A UN GALANTUOMO
Rinascita Calena, 09 Luglio 2010
Giovanni Pera
Sono nato in via Napoli.
I miei primi ricordi sono legati a via
Napoli, ai suoi profumi; alle facce, ai colori, alle voci di tutti coloro che
abitavano nel “portone”, e non sono più.
A pochi passi da quel portone v’era la bottega di Giovanni.
Scura eppure viva, piena di gente a tutte le ore del giorno: a farsi compagnia!
Un ferro da stiro vecchissimo, di quelli enormi… in ghisa credo:
sono sicuro, è ancora lì! Giovanni l’amava come un cimelio, magnifico. Ho
sempre provato una certa invidia per quel ferro da stiro: specie perché
magnificamente funzionante, malgrado l’età.
Un soffitto con le traverse in legno.
Due vecchie macchine da cucire. E,
soprattutto, quelle due riviste appese al muro vicino alla porta d’ingresso.
Hanno sempre colpito la mia immaginazione quelle figure ritratte in abiti
importanti. Moderni quando era bambino, erano divenuti quasi anacronistici con
il passare degli anni. Eppure è da quelle figure
stilizzate che ho imparato che l’eleganza non ha età, e che l’abito, sì,
l’abito fa il monaco.
In fondo chi appare bello in se stesso
non offre alcuna suggestione di sé, mentre chi sa apparire, chi sa vestire
offre di sé dono di bellezza a tutti.
L’ultimo dandy non è più tra noi, signori: ha lasciato la scena…
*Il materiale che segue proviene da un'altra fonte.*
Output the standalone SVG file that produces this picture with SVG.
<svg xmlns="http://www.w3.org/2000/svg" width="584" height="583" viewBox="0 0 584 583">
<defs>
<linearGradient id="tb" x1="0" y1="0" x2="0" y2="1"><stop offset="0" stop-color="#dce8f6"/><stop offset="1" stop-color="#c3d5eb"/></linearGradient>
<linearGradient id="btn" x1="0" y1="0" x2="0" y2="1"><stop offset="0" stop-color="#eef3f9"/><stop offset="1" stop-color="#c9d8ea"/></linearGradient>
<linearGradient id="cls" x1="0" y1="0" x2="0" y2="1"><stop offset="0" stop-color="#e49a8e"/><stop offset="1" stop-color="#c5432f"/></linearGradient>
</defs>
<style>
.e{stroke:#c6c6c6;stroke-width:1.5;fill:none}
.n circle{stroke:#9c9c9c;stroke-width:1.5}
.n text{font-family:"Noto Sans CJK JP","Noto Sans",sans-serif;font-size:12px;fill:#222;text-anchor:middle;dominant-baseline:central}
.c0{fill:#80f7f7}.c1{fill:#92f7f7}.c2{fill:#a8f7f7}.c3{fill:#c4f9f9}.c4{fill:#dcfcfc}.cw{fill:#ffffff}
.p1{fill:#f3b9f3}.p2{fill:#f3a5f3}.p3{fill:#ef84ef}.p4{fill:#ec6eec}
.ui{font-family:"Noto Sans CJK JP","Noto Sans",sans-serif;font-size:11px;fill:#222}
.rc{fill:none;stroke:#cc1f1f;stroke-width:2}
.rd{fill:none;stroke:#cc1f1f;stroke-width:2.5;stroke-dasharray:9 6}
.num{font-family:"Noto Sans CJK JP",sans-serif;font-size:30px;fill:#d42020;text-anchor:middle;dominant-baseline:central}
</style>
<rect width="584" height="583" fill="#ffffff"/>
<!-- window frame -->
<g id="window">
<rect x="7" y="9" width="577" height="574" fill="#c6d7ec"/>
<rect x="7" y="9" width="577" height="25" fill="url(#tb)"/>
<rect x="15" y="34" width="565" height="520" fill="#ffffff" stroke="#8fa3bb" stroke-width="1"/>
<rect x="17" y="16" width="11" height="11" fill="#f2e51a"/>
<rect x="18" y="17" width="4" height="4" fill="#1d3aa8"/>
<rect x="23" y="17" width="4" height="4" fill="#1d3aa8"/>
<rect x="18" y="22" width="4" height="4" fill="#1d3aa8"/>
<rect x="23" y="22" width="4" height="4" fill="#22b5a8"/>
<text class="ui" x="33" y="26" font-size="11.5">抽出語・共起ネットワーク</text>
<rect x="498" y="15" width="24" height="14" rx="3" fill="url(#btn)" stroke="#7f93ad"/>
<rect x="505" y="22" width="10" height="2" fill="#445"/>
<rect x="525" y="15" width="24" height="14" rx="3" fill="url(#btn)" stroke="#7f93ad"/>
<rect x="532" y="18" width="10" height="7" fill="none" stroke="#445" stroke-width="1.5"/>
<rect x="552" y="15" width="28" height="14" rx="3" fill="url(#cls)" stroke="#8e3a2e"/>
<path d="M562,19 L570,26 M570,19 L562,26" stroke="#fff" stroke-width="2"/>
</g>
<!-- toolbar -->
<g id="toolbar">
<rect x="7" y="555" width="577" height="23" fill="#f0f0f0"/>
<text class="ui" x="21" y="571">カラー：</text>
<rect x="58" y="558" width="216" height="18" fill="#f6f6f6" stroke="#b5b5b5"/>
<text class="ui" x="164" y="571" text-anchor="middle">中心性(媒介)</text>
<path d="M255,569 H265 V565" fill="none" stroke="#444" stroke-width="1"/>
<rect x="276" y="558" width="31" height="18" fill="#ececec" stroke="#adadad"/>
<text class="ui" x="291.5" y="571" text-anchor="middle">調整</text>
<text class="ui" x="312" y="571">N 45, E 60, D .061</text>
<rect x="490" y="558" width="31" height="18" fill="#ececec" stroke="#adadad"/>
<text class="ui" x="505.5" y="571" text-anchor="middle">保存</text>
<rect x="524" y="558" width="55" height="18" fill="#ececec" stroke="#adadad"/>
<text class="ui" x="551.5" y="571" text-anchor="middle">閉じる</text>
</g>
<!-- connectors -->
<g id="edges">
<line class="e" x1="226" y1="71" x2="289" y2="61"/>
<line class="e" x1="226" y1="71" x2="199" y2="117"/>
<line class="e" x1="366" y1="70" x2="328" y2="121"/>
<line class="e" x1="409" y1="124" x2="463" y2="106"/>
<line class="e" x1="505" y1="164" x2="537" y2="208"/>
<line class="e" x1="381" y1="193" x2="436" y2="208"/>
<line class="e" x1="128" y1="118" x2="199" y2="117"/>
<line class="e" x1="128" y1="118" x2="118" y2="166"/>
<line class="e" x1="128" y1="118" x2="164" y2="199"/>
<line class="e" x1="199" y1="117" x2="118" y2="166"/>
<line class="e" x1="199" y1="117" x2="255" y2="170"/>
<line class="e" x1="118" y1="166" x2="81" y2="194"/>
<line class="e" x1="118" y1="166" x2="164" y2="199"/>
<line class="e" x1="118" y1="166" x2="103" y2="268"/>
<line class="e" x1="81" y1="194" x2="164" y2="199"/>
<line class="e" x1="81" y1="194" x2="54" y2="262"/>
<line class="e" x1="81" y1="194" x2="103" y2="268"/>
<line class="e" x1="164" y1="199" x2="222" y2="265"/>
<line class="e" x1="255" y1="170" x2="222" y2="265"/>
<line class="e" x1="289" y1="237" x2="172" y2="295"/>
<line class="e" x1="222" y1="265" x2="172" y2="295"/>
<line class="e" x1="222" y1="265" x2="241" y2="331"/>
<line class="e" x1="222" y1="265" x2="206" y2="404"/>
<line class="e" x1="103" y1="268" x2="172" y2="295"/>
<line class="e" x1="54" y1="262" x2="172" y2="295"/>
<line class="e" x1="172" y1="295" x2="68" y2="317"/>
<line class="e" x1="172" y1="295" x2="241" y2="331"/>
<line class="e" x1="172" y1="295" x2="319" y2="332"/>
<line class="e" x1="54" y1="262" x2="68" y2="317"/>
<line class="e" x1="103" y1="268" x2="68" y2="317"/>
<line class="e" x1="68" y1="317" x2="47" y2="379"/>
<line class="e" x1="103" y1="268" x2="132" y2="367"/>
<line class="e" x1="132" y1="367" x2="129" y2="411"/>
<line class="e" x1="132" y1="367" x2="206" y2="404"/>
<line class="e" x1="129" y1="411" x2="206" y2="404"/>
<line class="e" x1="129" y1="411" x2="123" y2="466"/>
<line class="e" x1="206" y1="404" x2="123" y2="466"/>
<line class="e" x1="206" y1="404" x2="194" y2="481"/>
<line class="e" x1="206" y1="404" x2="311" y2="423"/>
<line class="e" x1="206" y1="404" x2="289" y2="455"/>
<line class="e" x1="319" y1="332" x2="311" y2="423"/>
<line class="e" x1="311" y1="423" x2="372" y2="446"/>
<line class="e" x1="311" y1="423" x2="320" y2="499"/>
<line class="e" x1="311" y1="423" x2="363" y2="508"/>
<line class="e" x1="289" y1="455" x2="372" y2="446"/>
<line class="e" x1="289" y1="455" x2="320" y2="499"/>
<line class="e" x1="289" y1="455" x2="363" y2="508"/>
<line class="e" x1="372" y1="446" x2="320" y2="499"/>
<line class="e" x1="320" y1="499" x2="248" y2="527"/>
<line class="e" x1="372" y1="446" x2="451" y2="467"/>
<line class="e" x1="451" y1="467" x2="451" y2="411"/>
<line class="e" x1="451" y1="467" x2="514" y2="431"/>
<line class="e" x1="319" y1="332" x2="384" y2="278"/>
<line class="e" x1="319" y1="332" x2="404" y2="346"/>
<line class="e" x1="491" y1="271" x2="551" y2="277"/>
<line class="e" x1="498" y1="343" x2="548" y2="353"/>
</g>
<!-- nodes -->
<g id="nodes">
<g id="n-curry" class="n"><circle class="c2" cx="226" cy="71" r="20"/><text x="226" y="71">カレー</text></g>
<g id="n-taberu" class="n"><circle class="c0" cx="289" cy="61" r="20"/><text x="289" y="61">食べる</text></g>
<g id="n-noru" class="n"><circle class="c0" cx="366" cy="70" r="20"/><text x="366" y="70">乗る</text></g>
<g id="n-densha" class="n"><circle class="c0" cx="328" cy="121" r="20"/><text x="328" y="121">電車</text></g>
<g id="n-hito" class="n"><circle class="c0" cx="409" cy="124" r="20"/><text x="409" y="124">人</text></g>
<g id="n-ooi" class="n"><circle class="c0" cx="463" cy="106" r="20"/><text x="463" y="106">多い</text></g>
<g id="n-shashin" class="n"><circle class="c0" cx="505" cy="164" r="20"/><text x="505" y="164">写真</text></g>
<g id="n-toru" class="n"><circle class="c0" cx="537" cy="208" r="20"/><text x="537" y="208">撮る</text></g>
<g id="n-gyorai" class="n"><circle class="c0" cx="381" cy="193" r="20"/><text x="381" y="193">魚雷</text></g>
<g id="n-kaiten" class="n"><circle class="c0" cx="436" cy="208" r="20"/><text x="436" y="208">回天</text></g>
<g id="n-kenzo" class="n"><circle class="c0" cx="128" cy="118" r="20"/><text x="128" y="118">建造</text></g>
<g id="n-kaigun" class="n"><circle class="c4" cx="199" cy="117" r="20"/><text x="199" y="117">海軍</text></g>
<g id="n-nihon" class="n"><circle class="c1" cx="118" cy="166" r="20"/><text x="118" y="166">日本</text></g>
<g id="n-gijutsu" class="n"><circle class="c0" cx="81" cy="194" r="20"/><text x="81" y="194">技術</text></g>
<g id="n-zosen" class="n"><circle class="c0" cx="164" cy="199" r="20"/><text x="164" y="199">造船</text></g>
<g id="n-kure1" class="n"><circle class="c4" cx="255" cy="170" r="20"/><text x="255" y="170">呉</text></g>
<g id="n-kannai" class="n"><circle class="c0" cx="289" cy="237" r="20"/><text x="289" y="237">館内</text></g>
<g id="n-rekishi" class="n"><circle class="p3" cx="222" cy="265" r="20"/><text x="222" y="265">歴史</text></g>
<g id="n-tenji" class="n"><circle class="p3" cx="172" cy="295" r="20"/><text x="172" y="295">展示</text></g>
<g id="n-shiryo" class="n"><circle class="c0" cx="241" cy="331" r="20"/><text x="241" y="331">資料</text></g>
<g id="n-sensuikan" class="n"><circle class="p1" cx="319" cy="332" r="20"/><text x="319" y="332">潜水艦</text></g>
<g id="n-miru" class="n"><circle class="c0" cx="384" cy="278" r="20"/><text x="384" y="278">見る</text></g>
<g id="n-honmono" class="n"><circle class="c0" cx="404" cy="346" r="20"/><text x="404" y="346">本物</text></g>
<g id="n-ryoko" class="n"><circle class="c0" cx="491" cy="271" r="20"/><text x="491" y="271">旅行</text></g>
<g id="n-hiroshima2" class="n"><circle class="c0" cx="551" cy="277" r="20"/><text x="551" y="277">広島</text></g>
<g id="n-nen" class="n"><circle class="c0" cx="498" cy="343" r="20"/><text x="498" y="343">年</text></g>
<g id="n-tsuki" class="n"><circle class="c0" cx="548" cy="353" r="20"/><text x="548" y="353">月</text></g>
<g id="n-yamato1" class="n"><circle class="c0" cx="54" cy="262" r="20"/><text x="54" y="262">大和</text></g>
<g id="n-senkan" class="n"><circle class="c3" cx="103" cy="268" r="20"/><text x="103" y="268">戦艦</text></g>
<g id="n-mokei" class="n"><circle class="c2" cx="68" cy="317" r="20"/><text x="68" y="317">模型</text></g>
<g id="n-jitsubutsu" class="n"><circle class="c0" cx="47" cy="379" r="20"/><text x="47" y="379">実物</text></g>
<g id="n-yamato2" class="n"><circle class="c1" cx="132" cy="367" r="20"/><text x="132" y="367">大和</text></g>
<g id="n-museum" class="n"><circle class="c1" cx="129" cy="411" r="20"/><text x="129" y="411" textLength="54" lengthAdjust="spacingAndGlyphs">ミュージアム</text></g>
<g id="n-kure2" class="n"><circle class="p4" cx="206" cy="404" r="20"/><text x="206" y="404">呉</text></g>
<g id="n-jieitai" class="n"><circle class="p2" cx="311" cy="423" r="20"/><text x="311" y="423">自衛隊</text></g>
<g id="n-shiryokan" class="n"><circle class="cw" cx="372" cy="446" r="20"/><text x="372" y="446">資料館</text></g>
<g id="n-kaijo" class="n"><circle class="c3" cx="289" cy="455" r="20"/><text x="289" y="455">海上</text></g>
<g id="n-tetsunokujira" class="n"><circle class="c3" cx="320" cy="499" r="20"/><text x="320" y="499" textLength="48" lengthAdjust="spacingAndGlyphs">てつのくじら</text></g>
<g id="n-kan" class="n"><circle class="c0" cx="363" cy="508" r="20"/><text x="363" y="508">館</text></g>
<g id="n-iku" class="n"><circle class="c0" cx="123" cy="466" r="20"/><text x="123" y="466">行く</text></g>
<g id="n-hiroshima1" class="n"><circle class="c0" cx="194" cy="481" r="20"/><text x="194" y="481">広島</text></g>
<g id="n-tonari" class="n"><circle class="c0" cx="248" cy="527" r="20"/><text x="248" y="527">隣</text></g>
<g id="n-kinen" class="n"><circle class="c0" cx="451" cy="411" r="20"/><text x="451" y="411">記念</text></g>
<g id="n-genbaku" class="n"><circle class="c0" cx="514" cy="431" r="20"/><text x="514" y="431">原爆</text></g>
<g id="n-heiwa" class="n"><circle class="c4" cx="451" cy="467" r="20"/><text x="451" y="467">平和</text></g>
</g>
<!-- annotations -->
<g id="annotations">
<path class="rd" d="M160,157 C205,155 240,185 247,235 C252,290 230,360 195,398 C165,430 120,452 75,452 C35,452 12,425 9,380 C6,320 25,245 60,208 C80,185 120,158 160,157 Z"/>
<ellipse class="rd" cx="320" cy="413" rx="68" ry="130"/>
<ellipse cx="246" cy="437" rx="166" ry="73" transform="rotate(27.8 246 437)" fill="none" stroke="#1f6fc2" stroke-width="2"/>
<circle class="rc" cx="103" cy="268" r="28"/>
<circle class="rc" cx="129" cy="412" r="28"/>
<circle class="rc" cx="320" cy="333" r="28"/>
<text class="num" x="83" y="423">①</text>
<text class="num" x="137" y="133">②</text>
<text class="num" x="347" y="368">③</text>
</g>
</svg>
in punta di piedi, in silenzio come ha sempre ha vissuto. Eppure
il suo silenzio è più assordante di uno scoppio.
La sua scomparsa è la scomparsa di un galantuomo. Di quel galantuomo porto con me il sorriso, severo, buono, franco.
Di quel galantuomo mi rimane un abito, un gessato bellissimo,
fatto su misura. Là nell’armadio, solitario in mezzo a tanti
altri anonimi prodotti industriali. Lo serberò gelosamente.
E lo indosserò solo per il
gusto di sentirmi almeno in parte “parte” dell’opera del suo autore.
E all’interno di quella giacca
scolpita addosso: «Sartoria Giovanni Parente – Calvi Risorta (Ce) –».